Nos últimos anos, a população LGBT tem enfrentado constantes ameaças de retrocessos a direitos garantidos através de entendimentos da Corte Suprema (ainda não assegurados em lei). É alarmante o crescimento das bancadas religiosas fundamentalistas no Senado Federal e na Câmara dos Deputados, assim como nas Assembleias Legislativas espalhadas por todo o Brasil, que atuam para aprovar leis que limitam direitos de lésbicas, gays, bissexuais, travestis e transexuais (a exemplo do PL 6583/13 – Estatuto da Família, PDC 395/2016, PL 70/1995, PDC 17/2015, PDC 16/2015, PL 5069/2013, PL 198/2015).
É entendimento unânime por todos os organismos nacionais e internacionais que regulam questões atinentes à saúde pública, há décadas, que a orientação sexual das pessoas não se constitui como doença. Ainda assim, ante toda esta dura realidade enfrentada pela população LGBT brasileira, deparamo-nos com posicionamentos judiciais que representam efetivo retrocesso do Estado Democrático de Direito e violação aos direitos fundamentais de lésbicas, gays, bissexuais, travestis e transexuais.
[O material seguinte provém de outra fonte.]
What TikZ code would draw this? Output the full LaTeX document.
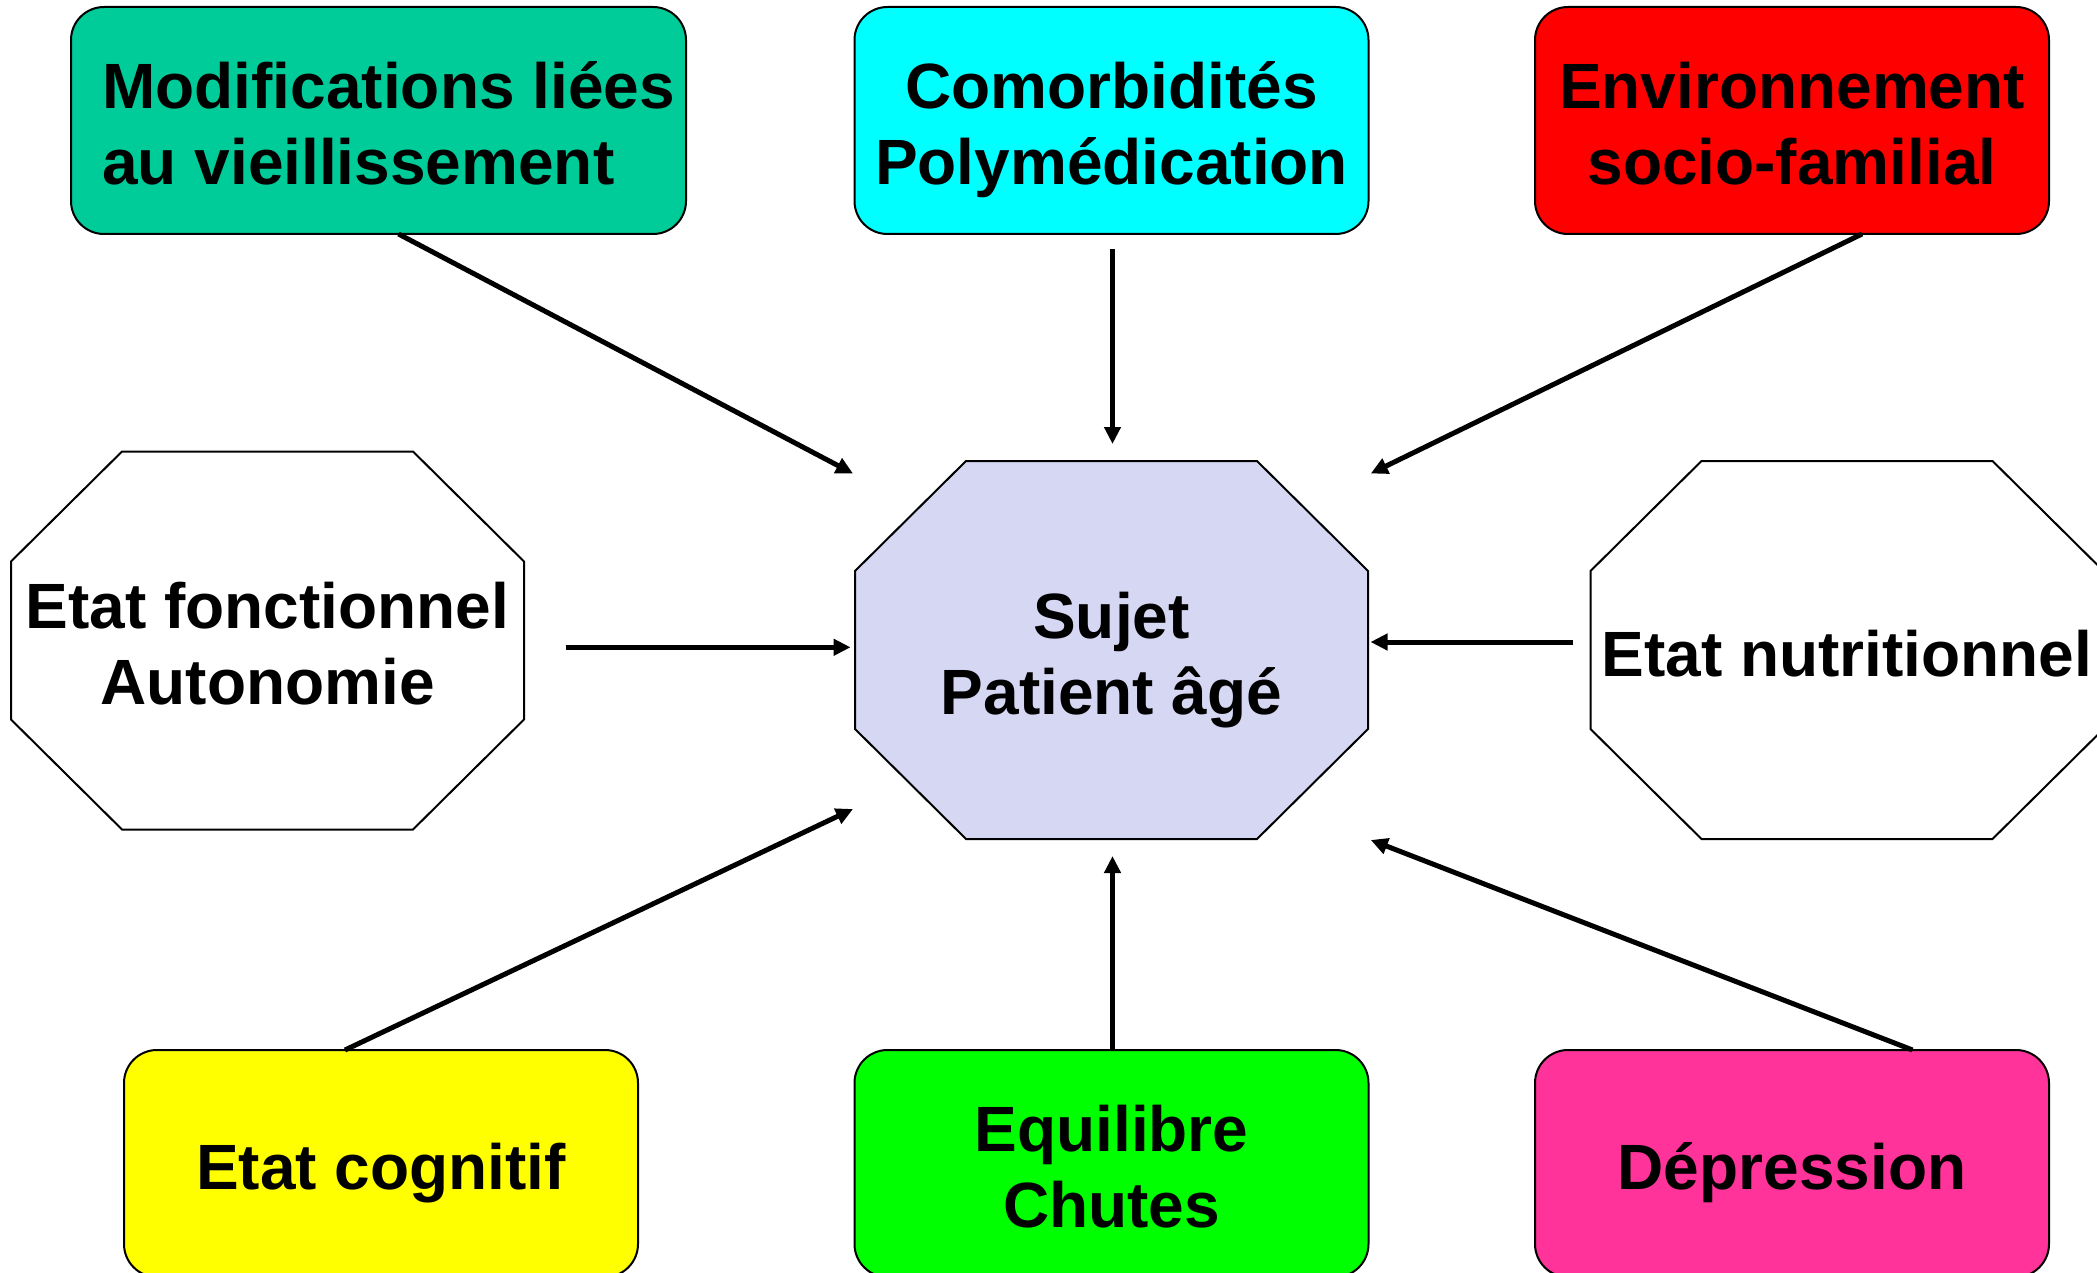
\documentclass[tikz,border=0pt]{standalone}
\usepackage{fontspec}
\setmainfont{Liberation Sans}
\usetikzlibrary{arrows.meta,backgrounds}
\definecolor{cTeal}{RGB}{0,204,153}
\definecolor{cCyan}{RGB}{0,255,255}
\definecolor{cRed}{RGB}{255,0,0}
\definecolor{cLav}{RGB}{214,215,243}
\definecolor{cYel}{RGB}{255,255,0}
\definecolor{cGreen}{RGB}{0,255,0}
\definecolor{cPink}{RGB}{255,51,153}
\newcommand{\hstrut}{\rule{0pt}{70pt}}
\newcommand{\dstrut}{\rule[-17.6pt]{0pt}{17.6pt}}
\newcommand{\drawoct}[2]{%
  \draw[octline, fill=#2] ([xshift=111pt]#1.north west) -- ([xshift=-111pt]#1.north east)
    -- ([yshift=-110pt]#1.north east) -- ([yshift=110pt]#1.south east)
    -- ([xshift=-111pt]#1.south east) -- ([xshift=111pt]#1.south west)
    -- ([yshift=110pt]#1.south west) -- ([yshift=-110pt]#1.north west) -- cycle;}
\begin{document}
\begin{tikzpicture}[x=1pt,y=1pt,
  lbl/.style={font=\bfseries\fontsize{64}{76}\selectfont, align=center},
  rbox/.style={lbl, draw=black, line width=2pt, rounded corners=33pt,
    minimum width=514pt, minimum height=227pt, inner sep=0pt, outer sep=0pt},
  octnode/.style={lbl, minimum width=513pt, minimum height=378pt, inner sep=0pt, outer sep=0pt},
  octline/.style={draw=black, line width=2pt, line join=miter},
  arr/.style={line width=5pt, -{Triangle[length=17pt,width=16pt]}}]
\useasboundingbox (0,0) rectangle (2097,-1273);

% top row
\node[rbox, fill=cTeal, minimum width=615pt, align=left] (tl) at (378.5,-120.5)
  {\hspace*{20pt}\hstrut Modifications liées\\\hspace*{20pt}au vieillissement\dstrut};
\node[rbox, fill=cCyan] (tc) at (1111.5,-120.5) {\hstrut Comorbidités\\Polymédication\dstrut};
\node[rbox, fill=cRed] (tr) at (1792,-120.5) {\hstrut Environnement\\socio-familial\dstrut};

% middle row (octagons)
\node[octnode] (lo) at (267.5,-640.5) {\hstrut Etat fonctionnel\\Autonomie\dstrut};
\node[octnode] (c) at (1111.5,-650) {\hstrut Sujet\\Patient âgé\dstrut};
\node[octnode] (ro) at (1847,-650) {\hstrut Etat nutritionnel\dstrut};
\begin{scope}[on background layer]
  \drawoct{lo}{white}
  \drawoct{c}{cLav}
  \drawoct{ro}{white}
\end{scope}

% bottom row
\node[rbox, fill=cYel] (bl) at (381,-1163.5) {\hstrut Etat cognitif\dstrut};
\node[rbox, fill=cGreen] (bc) at (1111.5,-1163.5) {\hstrut Equilibre\\Chutes\dstrut};
\node[rbox, fill=cPink] (br) at (1792,-1163.5) {\hstrut Dépression\dstrut};

% arrow free ends
\coordinate (e1) at (853,-473.5);
\coordinate (e2) at (1112.5,-444);
\coordinate (e3) at (1370.8,-473.5);
\coordinate (s4) at (565.7,-647.3);
\coordinate (e4) at (850.6,-647.3);
\coordinate (s5) at (1572.8,-642);
\coordinate (e5) at (1370.5,-642);
\coordinate (e6) at (853,-809);
\coordinate (e7) at (1112.5,-856);
\coordinate (e8) at (1370.8,-840);

\draw[arr] ([xshift=20pt]tl.south) -- (e1);
\draw[arr] ([xshift=1pt,yshift=-15pt]tc.south) -- (e2);
\draw[arr] ([xshift=70pt]tr.south) -- (e3);
\draw[arr] (s4) -- (e4);
\draw[arr] (s5) -- (e5);
\draw[arr] ([xshift=-36pt]bl.north) -- (e6);
\draw[arr] ([xshift=1pt]bc.north) -- (e7);
\draw[arr] ([xshift=120.5pt]br.north) -- (e8);
\end{tikzpicture}
\end{document}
A decisão que autorizou a “cura gay” carece de fundamentação e embasamento científico, uma vez que o magistrado não tem competência técnica para análises no campo próprio da psicologia, ao tempo em que não despreza saberes formulados por especialistas da área. Ainda, interferiu em Resolução de conselho de classe, única instituição autorizada a regulamentar o exercício da profissão de psicólogos e psicólogas. Também, abre espaço para que o mercado da chamada “cura gay” floresça, colocando em risco, especialmente, a dignidade humana de pessoas LGBT que virão a ser instadas a frequentar tais espaços por familiares que discordem de sua orientação sexual.
A Justiça brasileira possui a responsabilidade primária de assegurar a efetiva concretização dos direitos fundamentais de todas as pessoas. Qualquer iniciativa que desvirtue os caminhos para a consolidação de uma sociedade justa e livre de todos os preconceitos deve ser plenamente repudiada! Em jogo, não apenas a afirmação da cidadania de milhares de lésbicas, gays, bissexuais (e mesmo travestis e transexuais), mas a própria preservação do Estado Democrático de Direito – seus ideais de promoção da igualdade e proteção à dignidade humana!
Os autores:
Filipe de Campos Garbelotto, advogado, mestre em cultura e sociedade pela UFBA, Presidente da Comissão da diversidade sexual e enfrentamento à homofobia da OAB BA, membro da comissão especial de diversidade sexual e de gênero do Conselho Federal da OAB.
Dimitri Sales, Advogado, Doutor em Direito. Presidente do Instituto Latino Americano de Direitos Humanos. Ex-Coordenador de Políticas para a Diversidade Sexual do Estado de São Paulo.